==== Data to use ====

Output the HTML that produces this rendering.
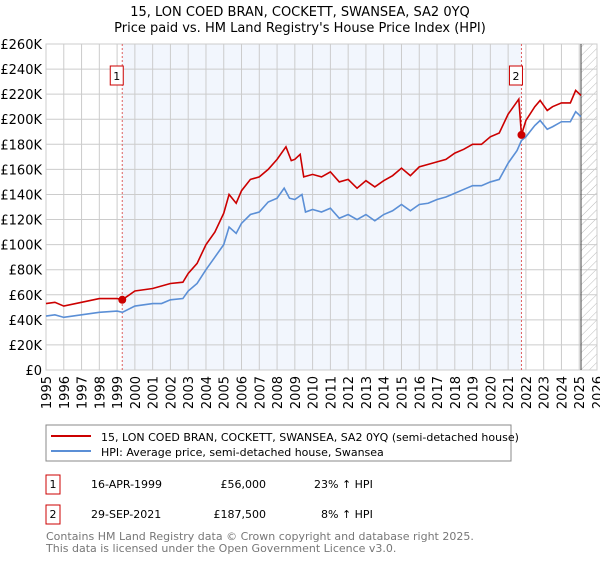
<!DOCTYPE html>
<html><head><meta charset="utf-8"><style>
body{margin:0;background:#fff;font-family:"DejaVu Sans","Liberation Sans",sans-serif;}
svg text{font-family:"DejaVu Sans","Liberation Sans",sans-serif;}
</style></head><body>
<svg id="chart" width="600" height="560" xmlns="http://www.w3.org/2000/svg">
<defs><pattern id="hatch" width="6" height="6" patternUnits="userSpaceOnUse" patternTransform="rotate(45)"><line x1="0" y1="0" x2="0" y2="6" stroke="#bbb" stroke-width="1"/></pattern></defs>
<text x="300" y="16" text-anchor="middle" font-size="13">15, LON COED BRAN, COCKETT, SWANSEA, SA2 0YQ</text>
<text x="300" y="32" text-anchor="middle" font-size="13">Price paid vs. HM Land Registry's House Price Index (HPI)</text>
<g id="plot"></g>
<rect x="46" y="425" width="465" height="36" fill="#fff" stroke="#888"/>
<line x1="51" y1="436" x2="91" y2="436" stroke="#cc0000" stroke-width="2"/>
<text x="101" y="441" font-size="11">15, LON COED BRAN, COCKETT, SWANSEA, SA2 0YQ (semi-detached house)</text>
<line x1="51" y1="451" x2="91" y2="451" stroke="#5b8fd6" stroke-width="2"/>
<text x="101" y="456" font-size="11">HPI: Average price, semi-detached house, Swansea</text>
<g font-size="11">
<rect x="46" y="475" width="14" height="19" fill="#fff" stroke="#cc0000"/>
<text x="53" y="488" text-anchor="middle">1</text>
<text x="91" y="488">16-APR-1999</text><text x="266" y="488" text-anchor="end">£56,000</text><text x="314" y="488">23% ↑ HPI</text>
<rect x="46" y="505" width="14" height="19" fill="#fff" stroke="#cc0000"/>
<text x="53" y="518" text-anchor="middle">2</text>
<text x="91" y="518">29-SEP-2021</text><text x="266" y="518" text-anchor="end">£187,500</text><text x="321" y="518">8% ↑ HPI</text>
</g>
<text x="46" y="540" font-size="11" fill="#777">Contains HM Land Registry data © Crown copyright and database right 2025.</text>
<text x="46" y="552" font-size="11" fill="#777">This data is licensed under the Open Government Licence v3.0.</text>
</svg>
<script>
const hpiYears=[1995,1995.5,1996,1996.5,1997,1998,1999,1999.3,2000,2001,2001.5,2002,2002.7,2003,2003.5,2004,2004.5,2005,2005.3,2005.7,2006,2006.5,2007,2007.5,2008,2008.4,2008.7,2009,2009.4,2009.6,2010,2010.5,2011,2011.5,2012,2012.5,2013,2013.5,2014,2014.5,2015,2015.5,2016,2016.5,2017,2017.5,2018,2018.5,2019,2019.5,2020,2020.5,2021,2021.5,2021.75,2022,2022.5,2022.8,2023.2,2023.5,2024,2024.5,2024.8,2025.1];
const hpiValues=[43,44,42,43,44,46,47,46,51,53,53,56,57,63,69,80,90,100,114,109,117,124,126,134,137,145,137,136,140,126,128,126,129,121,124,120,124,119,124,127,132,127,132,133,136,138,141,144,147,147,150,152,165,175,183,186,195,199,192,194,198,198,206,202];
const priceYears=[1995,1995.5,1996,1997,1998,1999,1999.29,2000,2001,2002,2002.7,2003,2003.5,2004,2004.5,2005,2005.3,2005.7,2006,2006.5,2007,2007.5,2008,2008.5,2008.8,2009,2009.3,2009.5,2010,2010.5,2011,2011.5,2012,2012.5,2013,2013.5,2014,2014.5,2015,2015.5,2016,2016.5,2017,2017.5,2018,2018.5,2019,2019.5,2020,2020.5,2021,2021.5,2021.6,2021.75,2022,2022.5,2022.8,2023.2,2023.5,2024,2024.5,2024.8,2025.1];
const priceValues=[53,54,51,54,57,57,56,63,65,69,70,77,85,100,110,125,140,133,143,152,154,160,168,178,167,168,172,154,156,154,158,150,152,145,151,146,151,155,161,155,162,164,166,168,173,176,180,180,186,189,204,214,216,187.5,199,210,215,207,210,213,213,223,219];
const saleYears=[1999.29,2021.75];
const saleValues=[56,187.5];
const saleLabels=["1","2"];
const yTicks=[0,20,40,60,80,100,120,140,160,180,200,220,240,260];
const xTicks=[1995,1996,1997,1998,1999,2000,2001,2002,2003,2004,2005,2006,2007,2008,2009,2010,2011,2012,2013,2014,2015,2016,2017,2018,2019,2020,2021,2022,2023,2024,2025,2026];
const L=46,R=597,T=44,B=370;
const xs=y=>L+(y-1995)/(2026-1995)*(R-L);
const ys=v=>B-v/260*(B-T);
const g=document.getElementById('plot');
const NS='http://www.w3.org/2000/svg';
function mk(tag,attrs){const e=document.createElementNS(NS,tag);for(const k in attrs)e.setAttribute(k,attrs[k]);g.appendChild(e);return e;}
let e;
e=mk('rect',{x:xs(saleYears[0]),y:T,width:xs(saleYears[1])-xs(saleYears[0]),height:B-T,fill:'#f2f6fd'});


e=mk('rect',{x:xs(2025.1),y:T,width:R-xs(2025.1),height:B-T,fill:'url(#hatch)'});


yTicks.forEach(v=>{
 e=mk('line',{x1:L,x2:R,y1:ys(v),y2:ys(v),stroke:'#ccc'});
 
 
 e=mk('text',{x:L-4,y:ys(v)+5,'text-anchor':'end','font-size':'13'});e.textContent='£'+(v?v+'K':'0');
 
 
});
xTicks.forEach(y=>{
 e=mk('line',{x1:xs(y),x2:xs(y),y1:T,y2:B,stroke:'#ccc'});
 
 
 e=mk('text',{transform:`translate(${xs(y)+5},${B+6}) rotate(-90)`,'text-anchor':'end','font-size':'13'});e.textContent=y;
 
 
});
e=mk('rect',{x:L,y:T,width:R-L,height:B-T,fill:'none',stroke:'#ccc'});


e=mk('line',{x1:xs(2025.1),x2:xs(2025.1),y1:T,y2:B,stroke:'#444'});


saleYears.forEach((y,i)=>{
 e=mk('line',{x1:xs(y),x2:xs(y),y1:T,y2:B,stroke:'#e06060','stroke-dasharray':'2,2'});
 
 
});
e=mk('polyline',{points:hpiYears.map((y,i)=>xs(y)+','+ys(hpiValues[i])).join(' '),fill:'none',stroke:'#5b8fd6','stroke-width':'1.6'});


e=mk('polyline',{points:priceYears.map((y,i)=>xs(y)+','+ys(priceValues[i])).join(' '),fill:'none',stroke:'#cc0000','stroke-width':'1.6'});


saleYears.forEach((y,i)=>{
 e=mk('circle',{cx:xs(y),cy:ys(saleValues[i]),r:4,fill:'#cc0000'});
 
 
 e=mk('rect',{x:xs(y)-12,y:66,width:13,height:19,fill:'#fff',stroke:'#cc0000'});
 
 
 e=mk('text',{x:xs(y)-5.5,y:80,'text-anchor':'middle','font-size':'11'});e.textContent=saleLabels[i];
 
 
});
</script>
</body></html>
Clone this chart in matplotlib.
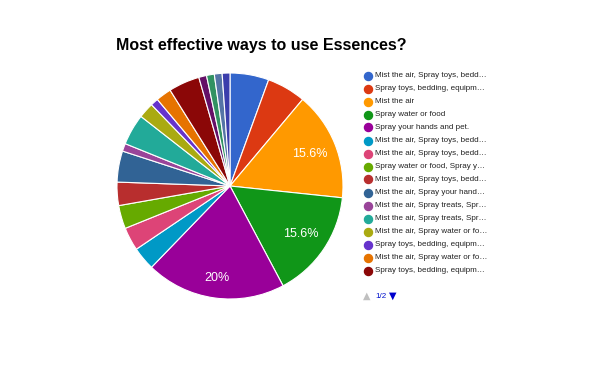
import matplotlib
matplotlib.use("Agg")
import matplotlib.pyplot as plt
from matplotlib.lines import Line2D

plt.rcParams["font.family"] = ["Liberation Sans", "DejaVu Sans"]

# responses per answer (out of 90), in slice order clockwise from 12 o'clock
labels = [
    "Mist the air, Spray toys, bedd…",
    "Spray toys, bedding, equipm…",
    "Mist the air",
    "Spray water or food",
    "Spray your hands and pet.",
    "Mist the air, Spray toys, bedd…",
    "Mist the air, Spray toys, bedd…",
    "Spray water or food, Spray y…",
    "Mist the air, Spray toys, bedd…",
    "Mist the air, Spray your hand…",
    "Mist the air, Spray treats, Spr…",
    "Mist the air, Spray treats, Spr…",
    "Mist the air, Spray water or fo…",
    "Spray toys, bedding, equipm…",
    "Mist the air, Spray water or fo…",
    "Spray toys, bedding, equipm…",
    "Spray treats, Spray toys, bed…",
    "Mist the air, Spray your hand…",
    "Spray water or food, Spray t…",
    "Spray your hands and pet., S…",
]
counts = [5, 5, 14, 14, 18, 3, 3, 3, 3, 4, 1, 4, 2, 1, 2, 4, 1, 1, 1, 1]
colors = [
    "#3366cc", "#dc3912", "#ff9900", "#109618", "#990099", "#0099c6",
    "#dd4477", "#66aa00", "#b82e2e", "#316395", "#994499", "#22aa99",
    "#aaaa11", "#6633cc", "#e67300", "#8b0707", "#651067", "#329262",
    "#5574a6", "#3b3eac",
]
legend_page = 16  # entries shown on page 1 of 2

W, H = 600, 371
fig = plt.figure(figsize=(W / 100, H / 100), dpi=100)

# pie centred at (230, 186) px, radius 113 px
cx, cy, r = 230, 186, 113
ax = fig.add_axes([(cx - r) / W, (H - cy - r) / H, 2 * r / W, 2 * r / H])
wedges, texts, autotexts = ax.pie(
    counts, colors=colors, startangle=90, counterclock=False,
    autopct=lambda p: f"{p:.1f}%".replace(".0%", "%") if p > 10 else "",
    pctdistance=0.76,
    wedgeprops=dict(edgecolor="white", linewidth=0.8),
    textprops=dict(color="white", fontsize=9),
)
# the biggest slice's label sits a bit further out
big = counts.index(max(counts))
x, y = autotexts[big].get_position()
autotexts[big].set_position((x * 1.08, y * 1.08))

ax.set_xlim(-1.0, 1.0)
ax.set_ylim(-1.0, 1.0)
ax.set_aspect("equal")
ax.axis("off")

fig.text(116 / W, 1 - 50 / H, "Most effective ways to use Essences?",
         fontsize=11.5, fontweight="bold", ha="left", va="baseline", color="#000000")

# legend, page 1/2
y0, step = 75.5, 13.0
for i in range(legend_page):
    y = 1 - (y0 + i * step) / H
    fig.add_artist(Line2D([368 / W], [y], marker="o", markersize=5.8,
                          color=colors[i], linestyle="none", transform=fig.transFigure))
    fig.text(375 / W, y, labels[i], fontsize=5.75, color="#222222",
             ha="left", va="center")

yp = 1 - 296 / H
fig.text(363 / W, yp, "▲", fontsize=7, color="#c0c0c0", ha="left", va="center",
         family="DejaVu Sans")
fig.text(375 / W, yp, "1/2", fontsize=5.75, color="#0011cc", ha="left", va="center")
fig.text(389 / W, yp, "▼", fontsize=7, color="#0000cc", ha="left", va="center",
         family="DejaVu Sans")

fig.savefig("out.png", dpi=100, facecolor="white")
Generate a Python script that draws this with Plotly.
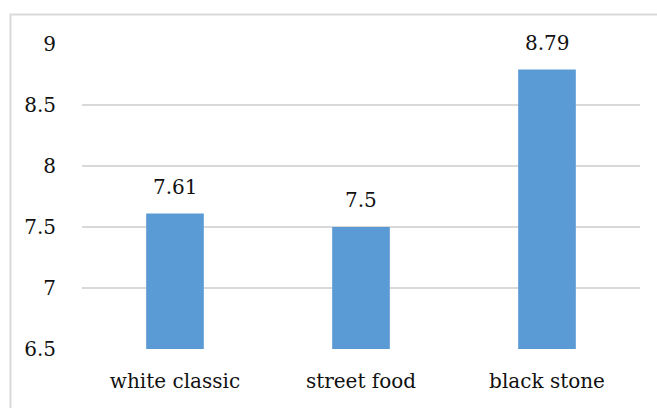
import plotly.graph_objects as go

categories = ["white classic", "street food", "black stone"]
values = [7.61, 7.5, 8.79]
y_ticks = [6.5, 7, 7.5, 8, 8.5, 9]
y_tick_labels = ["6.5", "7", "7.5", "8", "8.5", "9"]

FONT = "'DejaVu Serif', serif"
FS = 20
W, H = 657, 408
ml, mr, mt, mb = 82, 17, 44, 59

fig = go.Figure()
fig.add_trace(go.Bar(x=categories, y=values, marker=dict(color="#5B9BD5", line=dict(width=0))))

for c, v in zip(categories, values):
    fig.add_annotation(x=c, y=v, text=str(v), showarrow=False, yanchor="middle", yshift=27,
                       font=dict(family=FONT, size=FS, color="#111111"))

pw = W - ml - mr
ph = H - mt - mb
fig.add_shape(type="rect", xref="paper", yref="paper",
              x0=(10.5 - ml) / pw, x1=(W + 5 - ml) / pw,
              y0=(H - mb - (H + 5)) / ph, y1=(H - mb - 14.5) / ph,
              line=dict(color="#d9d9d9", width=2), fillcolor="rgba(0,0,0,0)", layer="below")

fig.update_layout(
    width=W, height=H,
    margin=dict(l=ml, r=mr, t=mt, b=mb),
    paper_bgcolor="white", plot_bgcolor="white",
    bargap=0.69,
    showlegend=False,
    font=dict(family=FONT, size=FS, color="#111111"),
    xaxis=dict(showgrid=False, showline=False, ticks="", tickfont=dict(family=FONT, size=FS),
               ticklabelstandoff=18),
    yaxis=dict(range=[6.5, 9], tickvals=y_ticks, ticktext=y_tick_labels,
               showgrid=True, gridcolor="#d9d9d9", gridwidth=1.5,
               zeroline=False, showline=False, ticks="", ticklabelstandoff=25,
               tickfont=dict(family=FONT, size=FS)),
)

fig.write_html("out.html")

====

→ **The exercise**: Your task is to retype exactly the lines from the one containing "Generate a Python" through the one containing "ml, mr, mt, mb = 82, 17, 44, 59", leaving every picture out.

→ **Output**:
Generate a Python script that draws this with Plotly.
import plotly.graph_objects as go

categories = ["white classic", "street food", "black stone"]
values = [7.61, 7.5, 8.79]
y_ticks = [6.5, 7, 7.5, 8, 8.5, 9]
y_tick_labels = ["6.5", "7", "7.5", "8", "8.5", "9"]

FONT = "'DejaVu Serif', serif"
FS = 20
W, H = 657, 408
ml, mr, mt, mb = 82, 17, 44, 59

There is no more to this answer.